Tuesday, October 11, 2011

Short, But Not Always Sweet

Nassim Nicholas Taleb is the author of the challenging book, The Black Swan, an exploration of randmoness, Taleb's philosophical specialty. The Bed Of Procrustes is his latest, a collection of aphorisms challenging just about everything.

The Procrustes of Greek mythology was a cruel fellow who stretched or shortened people to make them fit his inflexible bed. Mr. Taleb’s new book addresses the modern day ways in which “we humans, facing limits of knowledge, and things we do not observe, the unseen and the unknown, resolve the tension by squeezing life and the world into crisp commoditized ideas, reductive categories, specific vocabularies, and prepackaged narratives, which, on the occasion, has explosive consequences.” In other words, we live under self-imposed delusions.
--Crosshairs Trader
I picked up the book at the library last week and found it fascinating.
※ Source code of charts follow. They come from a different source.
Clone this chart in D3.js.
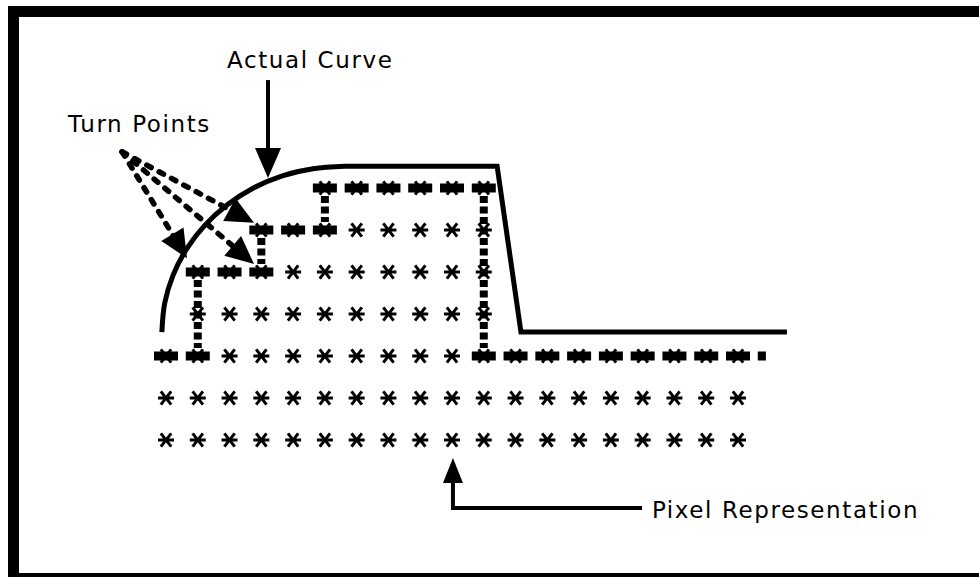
<html>
<head>
<script src="https://d3js.org/d3.v7.min.js"></script>
<style>
body { margin: 0; background: #fff; }
svg { font-family: "DejaVu Sans", sans-serif; }
.label { font-size: 23px; letter-spacing: 1.6px; fill: #000; }
</style>
</head>
<body>
<div id="root"></div>
<script>
/* Rejilla de pixeles: primera y ultima columna con asterisco en cada fila */
var rowRanges = [[5, 10], [3, 10], [1, 10], [1, 10], [0, 18], [0, 18], [0, 18]];

/* Representacion en pixeles (linea punteada), en columnas / filas */
var pixelPath = [[0, 4], [1, 4], [1, 2], [3, 2], [3, 1], [5, 1], [5, 0], [10, 0], [10, 4], [18.5, 4]];

/* Curva real, en las mismas unidades */
var curveArc = [[-0.13, 3.43], [-0.04, 2.74], [0.22, 2.08], [0.65, 1.45], [1.22, 0.89],
  [1.93, 0.40], [2.75, 0.0], [3.66, -0.29], [4.63, -0.46], [5.63, -0.52]];
var curveTail = [[5.63, -0.52], [10.42, -0.52], [11.17, 3.43], [19.54, 3.43]];

/* Anotaciones */
var turnFrom = [-1.38, -0.86];
var turnTips = [[0.66, 1.67], [2.77, 1.81], [2.77, 0.83]];
var curveArrow = [[3.21, -2.57], [3.21, -0.24]];
var pixelArrow = [[14.98, 7.62], [9.03, 7.62], [9.03, 6.43]];
var labelText = ["Actual Curve", "Turn Points", "Pixel Representation"];
var labelAt = [[1.92, -2.86], [-3.08, -1.33], [15.29, 7.86]];

var width = 979;
var height = 577;

/* escalas: columna -> x, fila -> y */
var x = d3.scaleLinear().domain([0, 18]).range([166, 738]);
var y = d3.scaleLinear().domain([0, 6]).range([188, 440]);
var px = p => [x(p[0]), y(p[1])];

var svg = d3.select("#root").append("svg")
  .attr("width", width)
  .attr("height", height);

/* marco */
svg.append("rect").attr("x", 8).attr("y", 6).attr("width", width - 8).attr("height", 11).attr("fill", "#000");
svg.append("rect").attr("x", 8).attr("y", 6).attr("width", 11).attr("height", height - 6).attr("fill", "#000");
svg.append("rect").attr("x", 8).attr("y", 573).attr("width", width - 8).attr("height", 4).attr("fill", "#000");

/* asterisco: barra horizontal + aspa */
var star = {
  draw: function(ctx, size) {
    var r = Math.sqrt(size) / 2;
    var a = 52 * Math.PI / 180, dx = r * 1.05 * Math.cos(a), dy = r * 1.05 * Math.sin(a);
    ctx.moveTo(-r, 0); ctx.lineTo(r, 0);
    ctx.moveTo(-dx, -dy); ctx.lineTo(dx, dy);
    ctx.moveTo(-dx, dy); ctx.lineTo(dx, -dy);
  }
};

var cells = [];
rowRanges.forEach(function(r, i) {
  for (var c = r[0]; c <= r[1]; c++) cells.push([c, i]);
});

svg.append("g").selectAll("path")
  .data(cells).enter()
  .append("path")
  .attr("d", d3.symbol(star, 256))
  .attr("transform", d => `translate(${x(d[0])},${y(d[1])})`)
  .attr("stroke", "#000")
  .attr("stroke-width", 3)
  .attr("fill", "none");

/* linea punteada de pixeles, tramo por tramo */
var segs = d3.pairs(pixelPath);
svg.append("g").selectAll("line")
  .data(segs).enter()
  .append("line")
  .each(function(s) {
    var a = px(s[0]), b = px(s[1]);
    var el = d3.select(this);
    if (a[1] === b[1]) {
      var x0 = Math.min(a[0], b[0]) - 12, x1 = Math.max(a[0], b[0]) + 12;
      el.attr("x1", x0).attr("x2", x1).attr("y1", a[1]).attr("y2", a[1])
        .attr("stroke-width", 9)
        .attr("stroke-dasharray", "24," + (x(1) - x(0) - 24));
    } else {
      var y0 = Math.min(a[1], b[1]), y1 = Math.max(a[1], b[1]);
      el.attr("x1", a[0]).attr("x2", a[0]).attr("y1", y0 + 8).attr("y2", y1 - 8)
        .attr("stroke-width", 8)
        .attr("stroke-dasharray", "7,3.5");
    }
  })
  .attr("stroke", "#000");

/* curva real */
var arcLine = d3.line().x(d => x(d[0])).y(d => y(d[1])).curve(d3.curveCatmullRom);
var tailLine = d3.line().x(d => x(d[0])).y(d => y(d[1]));

svg.append("path")
  .attr("d", arcLine(curveArc) + tailLine(curveTail).replace(/^M/, "L"))
  .attr("fill", "none")
  .attr("stroke", "#000")
  .attr("stroke-width", 5)
  .attr("stroke-linejoin", "miter");

/* punta de flecha */
function head(tip, from, len, half) {
  var dx = tip[0] - from[0], dy = tip[1] - from[1], d = Math.hypot(dx, dy);
  var ux = dx / d, uy = dy / d;
  var bx = tip[0] - ux * len, by = tip[1] - uy * len;
  return [tip, [bx - uy * half, by + ux * half], [bx + uy * half, by - ux * half]];
}
function base(tip, from, len) {
  var dx = tip[0] - from[0], dy = tip[1] - from[1], d = Math.hypot(dx, dy);
  return [tip[0] - dx / d * len, tip[1] - dy / d * len];
}

/* Turn Points: lineas discontinuas */
var o = px(turnFrom);
turnTips.forEach(function(t) {
  var tip = px(t);
  var b = base(tip, o, 24);
  svg.append("line")
    .attr("x1", o[0]).attr("y1", o[1])
    .attr("x2", b[0]).attr("y2", b[1])
    .attr("stroke", "#000")
    .attr("stroke-width", 5.5)
    .attr("stroke-linecap", "round")
    .attr("stroke-dasharray", "5,9");
  svg.append("polygon")
    .attr("points", head(tip, o, 28, 13).join(" "))
    .attr("fill", "#000");
});

/* Actual Curve: flecha */
var c0 = px(curveArrow[0]), c1 = px(curveArrow[1]);
svg.append("line")
  .attr("x1", c0[0]).attr("y1", c0[1])
  .attr("x2", c1[0]).attr("y2", c1[1] - 20)
  .attr("stroke", "#000").attr("stroke-width", 4);
svg.append("polygon")
  .attr("points", head(c1, c0, 30, 13).join(" "))
  .attr("fill", "#000");

/* Pixel Representation: flecha en L */
var pa = pixelArrow.map(px);
svg.append("path")
  .attr("d", d3.line()([pa[0], pa[1], base(pa[2], pa[1], 10)]))
  .attr("fill", "none")
  .attr("stroke", "#000").attr("stroke-width", 4)
  .attr("stroke-linejoin", "miter");
svg.append("polygon")
  .attr("points", head(pa[2], pa[1], 25, 10).join(" "))
  .attr("fill", "#000");

/* textos */
svg.append("g").selectAll("text")
  .data(labelText).enter()
  .append("text")
  .attr("class", "label")
  .attr("x", (d, i) => x(labelAt[i][0]))
  .attr("y", (d, i) => y(labelAt[i][1]))
  .text(d => d);
</script>
</body>
</html>
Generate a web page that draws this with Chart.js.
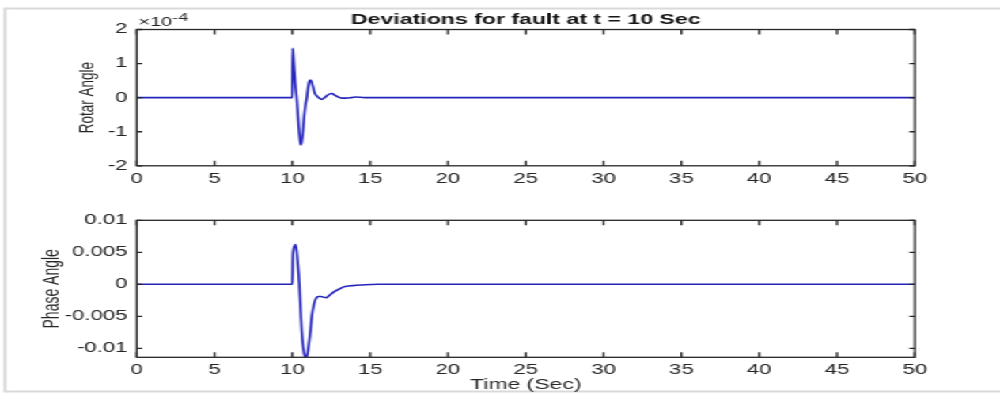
<!DOCTYPE html>
<html><head><meta charset="utf-8">
<script src="https://cdn.jsdelivr.net/npm/chart.js@4.4.0/dist/chart.umd.min.js"></script>
<style>
html,body{margin:0;padding:0;background:#fff;overflow:hidden;}
#wrap{position:absolute;left:0;top:0;width:632px;height:395px;transform:scaleX(1.5823);transform-origin:0 0;}
#wrap canvas{position:absolute;left:0;top:0;}
</style></head><body>
<div id="wrap"><canvas id="c1" width="632" height="395"></canvas><canvas id="c2" width="632" height="395"></canvas></div>
<script>
// ---- data ----
const chartTitle = 'Deviations for fault at t = 10 Sec';
const xTicks = [0, 5, 10, 15, 20, 25, 30, 35, 40, 45, 50];

// Rotor angle deviation, values in units of 10^-4
const rotorTime = [0, 10.0, 10.02, 10.05, 10.1, 10.2, 10.28, 10.35, 10.42, 10.48, 10.54, 10.6, 10.68, 10.75, 10.85, 10.93, 11.0, 11.07, 11.14, 11.22, 11.32, 11.45, 11.6, 11.75, 11.89, 12.05, 12.25, 12.53, 12.75, 13.0, 13.2, 13.45, 13.8, 14.1, 14.4, 14.8, 50];
const rotorAngleE4 = [0, 0, 1.45, 1.35, 1.0, 0.35, 0, -0.45, -0.9, -1.2, -1.39, -1.3, -1.0, -0.6, -0.2, 0.0, 0.25, 0.45, 0.52, 0.48, 0.33, 0.12, 0.04, -0.02, -0.05, -0.01, 0.07, 0.12, 0.07, 0.01, -0.015, -0.015, 0.0, 0.02, 0.01, 0, 0];
const rotorTicks = [-2, -1, 0, 1, 2];

// Phase angle deviation
const phaseTime = [0, 10.0, 10.03, 10.08, 10.14, 10.22, 10.34, 10.45, 10.53, 10.6, 10.7, 10.8, 10.88, 10.96, 11.05, 11.15, 11.25, 11.4, 11.55, 11.67, 11.85, 12.0, 12.17, 12.35, 12.6, 12.96, 13.3, 13.9, 14.5, 15.5, 50];
const phaseAngle = [0, 0, 0.004, 0.0055, 0.006, 0.0062, 0.0036, 0, -0.004, -0.0073, -0.0099, -0.0112, -0.0114, -0.011, -0.0095, -0.0075, -0.005, -0.003, -0.0021, -0.0019, -0.0019, -0.002, -0.0021, -0.0018, -0.0013, -0.0008, -0.0004, -0.0002, -0.0001, 0, 0];
const phaseTicks = [-0.01, -0.005, 0, 0.005, 0.01];

const FONT = '"Liberation Sans", Arial, Helvetica, sans-serif';
Chart.defaults.font.family = FONT;
const TXT = '#262626';
const LINE = '#2424bc';

function boxPlugin(xt, yt, extra) {
  return {
    id: 'box',
    afterDraw(chart) {
      const ctx = chart.ctx;
      const a = chart.chartArea;
      ctx.save();
      ctx.strokeStyle = '#262626';
      ctx.lineWidth = 1.3;
      ctx.strokeRect(a.left, a.top, a.right - a.left, a.bottom - a.top);
      ctx.beginPath();
      for (const v of xt) {
        const px = chart.scales.x.getPixelForValue(v);
        ctx.moveTo(px, a.bottom); ctx.lineTo(px, a.bottom - 5);
        ctx.moveTo(px, a.top); ctx.lineTo(px, a.top + 5);
      }
      for (const v of yt) {
        const py = chart.scales.y.getPixelForValue(v);
        ctx.moveTo(a.left, py); ctx.lineTo(a.left + 3.5, py);
        ctx.moveTo(a.right, py); ctx.lineTo(a.right - 3.5, py);
      }
      ctx.stroke();
      ctx.restore();
      if (extra) extra(chart);
    }
  };
}

function makeChart(id, cfg) {
  return new Chart(document.getElementById(id), {
    type: 'line',
    data: {
      datasets: [{
        data: cfg.t.map((t, i) => ({x: t, y: cfg.v[i]})),
        borderColor: LINE,
        borderWidth: 1.6,
        pointRadius: 0,
        cubicInterpolationMode: 'monotone',
        fill: false
      }]
    },
    options: {
      responsive: false,
      animation: false,
      devicePixelRatio: 1,
      layout: {padding: cfg.padding},
      plugins: {
        legend: {display: false},
        tooltip: {enabled: false},
        title: cfg.title ? {
          display: true, text: cfg.title, fullSize: false, color: '#151515',
          font: {size: 14.6, weight: 'bold', family: FONT},
          padding: {top: 11.2, bottom: 0.8}
        } : {display: false}
      },
      scales: {
        x: {
          type: 'linear', min: 0, max: 50,
          grid: {display: false, drawTicks: false},
          border: {display: false},
          afterBuildTicks: s => { s.ticks = xTicks.map(v => ({value: v})); },
          afterFit: s => { s.height = cfg.xh; },
          ticks: {color: TXT, padding: 4.8, font: {size: 14}, maxRotation: 0, autoSkip: false, callback: v => String(v)},
          title: cfg.xTitle ? {display: true, text: cfg.xTitle, color: TXT, font: {size: 14.5}, padding: {top: 0, bottom: 1.6}} : {display: false}
        },
        y: {
          type: 'linear', min: cfg.ymin, max: cfg.ymax,
          grid: {display: false, drawTicks: false},
          border: {display: false},
          afterBuildTicks: s => { s.ticks = cfg.yt.map(v => ({value: v})); },
          afterFit: s => { s.width = 86.4; },
          ticks: {color: TXT, padding: 5.8, font: {size: 14}, autoSkip: false, callback: v => String(v)},
          title: {display: true, text: cfg.yTitle, color: TXT, font: {size: cfg.yTitleSize}, padding: {top: cfg.yTitlePad, bottom: 0}}
        }
      }
    },
    plugins: [boxPlugin(xTicks, cfg.yt, cfg.extra)]
  });
}

makeChart('c1', {
  t: rotorTime, v: rotorAngleE4, yt: rotorTicks, ymin: -2, ymax: 2,
  title: chartTitle, yTitle: 'Rotar Angle', yTitleSize: 13.5, yTitlePad: 47,
  padding: {left: 0, top: 0, right: 53.8, bottom: 199.2}, xh: 30,
  extra: chart => {
    const ctx = chart.ctx;
    ctx.save();
    // outer light frame
    ctx.strokeStyle = '#d9d9d9';
    ctx.lineWidth = 2;
    ctx.beginPath();
    ctx.moveTo(640, 8.5); ctx.lineTo(3.2, 8.5); ctx.lineTo(3.2, 391.5); ctx.lineTo(640, 391.5);
    ctx.stroke();
    // exponent label
    const a = chart.chartArea;
    ctx.fillStyle = TXT;
    ctx.textBaseline = 'alphabetic';
    ctx.textAlign = 'left';
    ctx.font = '12.5px ' + FONT;
    ctx.fillText('\u00d710', a.left + 1.2, 26);
    const w = ctx.measureText('\u00d710').width;
    ctx.font = '11px ' + FONT;
    ctx.fillText('-4', a.left + 1.2 + w + 0.3, 20.5);
    ctx.restore();
  }
});

makeChart('c2', {
  t: phaseTime, v: phaseAngle, yt: phaseTicks, ymin: -0.0114, ymax: 0.01,
  yTitle: 'Phase Angle', yTitleSize: 14, yTitlePad: 24.5, xTitle: 'Time (Sec)',
  padding: {left: 0, top: 220.3, right: 53.8, bottom: 0}, xh: 37.7
});
</script>
</body></html>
As a collection of aphorisms it is just that- short statements on different topics that are far more than bumper-sticker thinking. They are in the best tradition of wisdom sayings, proverbs, that point out the frailty of humanity and our accepted ways of thinking.

One that grabbed my attention was this:
Education makes the wise slightly wiser, but makes the fool vastly more dangerous.
I remember hearing a study a number of years ago about counselors and counselor training. What they discovered was that people who were not "naturally" good at counseling and helping were actually made worse at it (and hence more dangerous to their clients) by education in counseling. They think that knowledge is what makes one good at a career or vocation when it reality it is far more intrinsic than that.

~ ~ ~ ~ ~ ~ ~ ~ ~ ~ ~ ~ ~

Which ties into a second quote that hit me from Taleb's book:
Over the long term, you are more likely to fool yourself than others.
In my field we call it denial. And it is powerful and devastating.

~ ~ ~ ~ ~ ~ ~ ~ ~ ~ ~ ~ ~

One more that made me stop and think:
Those who think religion is about "belief" don't understand religion, and don't understand belief.
That is one that makes my mind say "Right on!" but at the same time scratch my head in wondering what Taleb is thinking.

As I said I got the book out of the library. But it might is a book I would like to have on my shelf to bring me up short when I think I know what I am doing.